• [REQUEST] Go through the data below and copy it exactly, skipping every picture.

────────

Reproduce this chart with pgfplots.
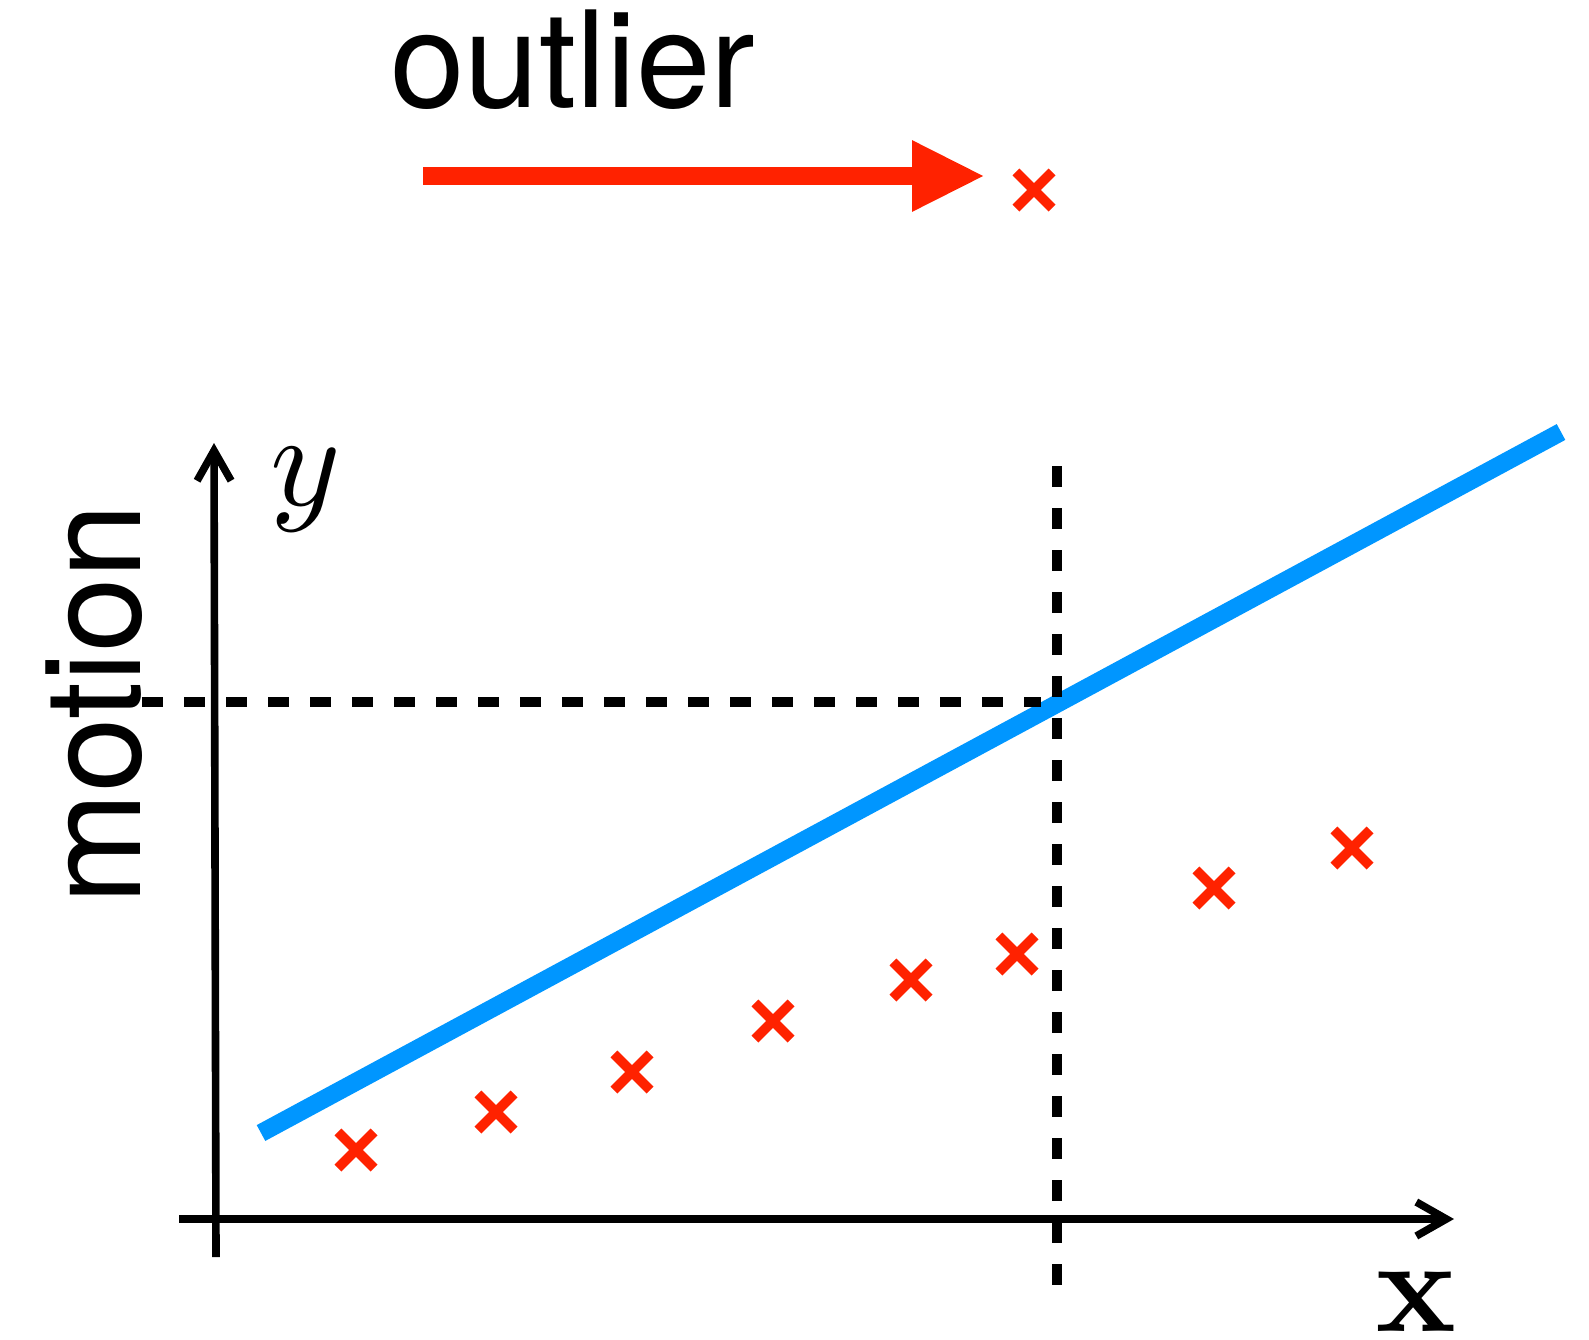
\documentclass[border=0pt]{standalone}
\usepackage[no-math]{fontspec}
\setmainfont{TeX Gyre Heros}
\usepackage{graphicx}
\usepackage{pgfplots}
\pgfplotsset{compat=1.18}
\usetikzlibrary{arrows.meta}
\definecolor{myred}{RGB}{255,34,0}
\definecolor{myblue}{RGB}{0,150,255}
\begin{document}
\begin{tikzpicture}
\begin{axis}[
  scale only axis, width=794.5pt, height=669.5pt,
  xmin=0, xmax=1589, ymin=0, ymax=1339, y dir=reverse,
  axis lines=none, clip=false,
]
% fitted line
\addplot[myblue, line width=9pt] coordinates {(261,1133) (1561,432)};
% dashed guides
\addplot[black, line width=5.2pt, dash pattern=on 10.5pt off 10.5pt] coordinates {(142,702) (1041,702)};
\addplot[black, line width=5.2pt, dash pattern=on 10.5pt off 10.5pt] coordinates {(1057,466) (1057,1300)};
% axes
\addplot[black, line width=3.8pt, -{Straight Barb[length=15pt,width=17pt]}] coordinates {(216,1257) (214,443)};
\addplot[black, line width=3.8pt, -{Straight Barb[length=15pt,width=17pt]}] coordinates {(179,1219) (1454,1219)};
% data points
\addplot[only marks, mark=x, mark size=12.8pt, myred, line width=4.8pt] coordinates {
(356,1150) (496,1112) (632,1072) (773,1021) (911,980) (1017,954) (1214,888) (1352,848)};
% outlier
\addplot[only marks, mark=x, mark size=12.8pt, myred, line width=4.8pt] coordinates {(1034,190)};
\addplot[myred, line width=9pt, -{Triangle[length=36.5pt,width=33pt]}] coordinates {(423,176) (985,176)};
% labels
\node[anchor=base west, inner sep=0pt, font=\fontsize{67}{80}\selectfont] at (axis cs:390,107) {outlier};
\node[anchor=base, rotate=90, inner sep=0pt, font=\fontsize{67}{80}\selectfont] at (axis cs:140,704) {motion};
\node[inner sep=0pt] at (axis cs:306,490) {\scalebox{6.7}{$y$}};
\node[inner sep=0pt] at (axis cs:1416,1302) {\scalebox{6.7}{\fontencoding{OT1}\fontfamily{cmr}\fontseries{bx}\fontshape{n}\selectfont x}};
\end{axis}
\pgfresetboundingbox
\useasboundingbox (current axis.south west) rectangle (current axis.north east);
\end{tikzpicture}
\end{document}
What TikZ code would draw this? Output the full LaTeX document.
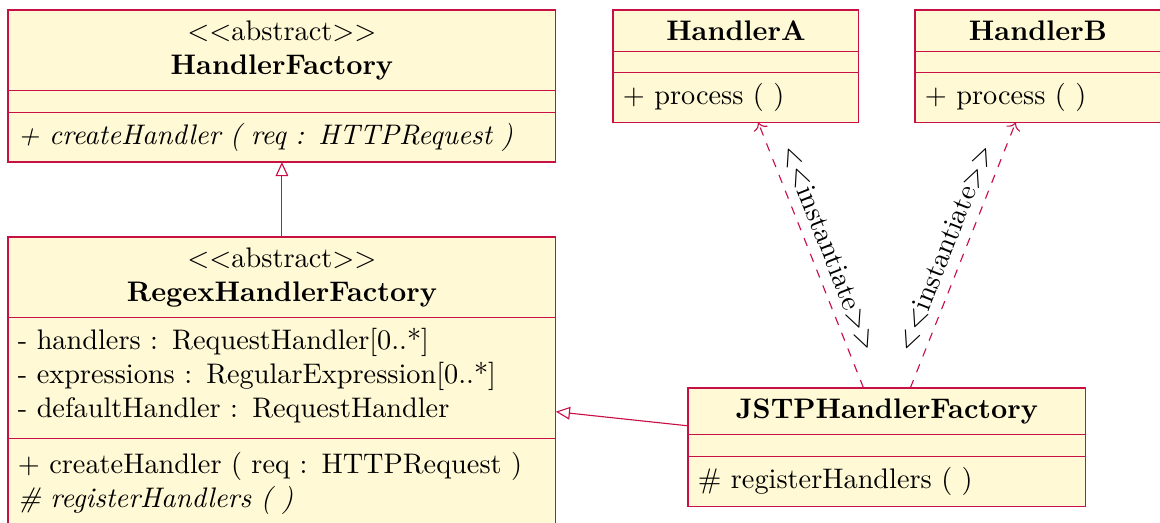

────────

• [SOLUTION TO THIS TASK]
Reproduce this chart with pgfplots.
\documentclass[border=0pt]{standalone}
\usepackage[no-math]{fontspec}
\setmainfont{TeX Gyre Heros}
\usepackage{graphicx}
\usepackage{pgfplots}
\pgfplotsset{compat=1.18}
\usetikzlibrary{arrows.meta}
\definecolor{myred}{RGB}{255,34,0}
\definecolor{myblue}{RGB}{0,150,255}
\begin{document}
\begin{tikzpicture}
\begin{axis}[
  scale only axis, width=794.5pt, height=669.5pt,
  xmin=0, xmax=1589, ymin=0, ymax=1339, y dir=reverse,
  axis lines=none, clip=false,
]
% fitted line
\addplot[myblue, line width=9pt] coordinates {(261,1133) (1561,432)};
% dashed guides
\addplot[black, line width=5.2pt, dash pattern=on 10.5pt off 10.5pt] coordinates {(142,702) (1041,702)};
\addplot[black, line width=5.2pt, dash pattern=on 10.5pt off 10.5pt] coordinates {(1057,466) (1057,1300)};
% axes
\addplot[black, line width=3.8pt, -{Straight Barb[length=15pt,width=17pt]}] coordinates {(216,1257) (214,443)};
\addplot[black, line width=3.8pt, -{Straight Barb[length=15pt,width=17pt]}] coordinates {(179,1219) (1454,1219)};
% data points
\addplot[only marks, mark=x, mark size=12.8pt, myred, line width=4.8pt] coordinates {
(356,1150) (496,1112) (632,1072) (773,1021) (911,980) (1017,954) (1214,888) (1352,848)};
% outlier
\addplot[only marks, mark=x, mark size=12.8pt, myred, line width=4.8pt] coordinates {(1034,190)};
\addplot[myred, line width=9pt, -{Triangle[length=36.5pt,width=33pt]}] coordinates {(423,176) (985,176)};
% labels
\node[anchor=base west, inner sep=0pt, font=\fontsize{67}{80}\selectfont] at (axis cs:390,107) {outlier};
\node[anchor=base, rotate=90, inner sep=0pt, font=\fontsize{67}{80}\selectfont] at (axis cs:140,704) {motion};
\node[inner sep=0pt] at (axis cs:306,490) {\scalebox{6.7}{$y$}};
\node[inner sep=0pt] at (axis cs:1416,1302) {\scalebox{6.7}{\fontencoding{OT1}\fontfamily{cmr}\fontseries{bx}\fontshape{n}\selectfont x}};
\end{axis}
\pgfresetboundingbox
\useasboundingbox (current axis.south west) rectangle (current axis.north east);
\end{tikzpicture}
\end{document}
What TikZ code would draw this? Output the full LaTeX document.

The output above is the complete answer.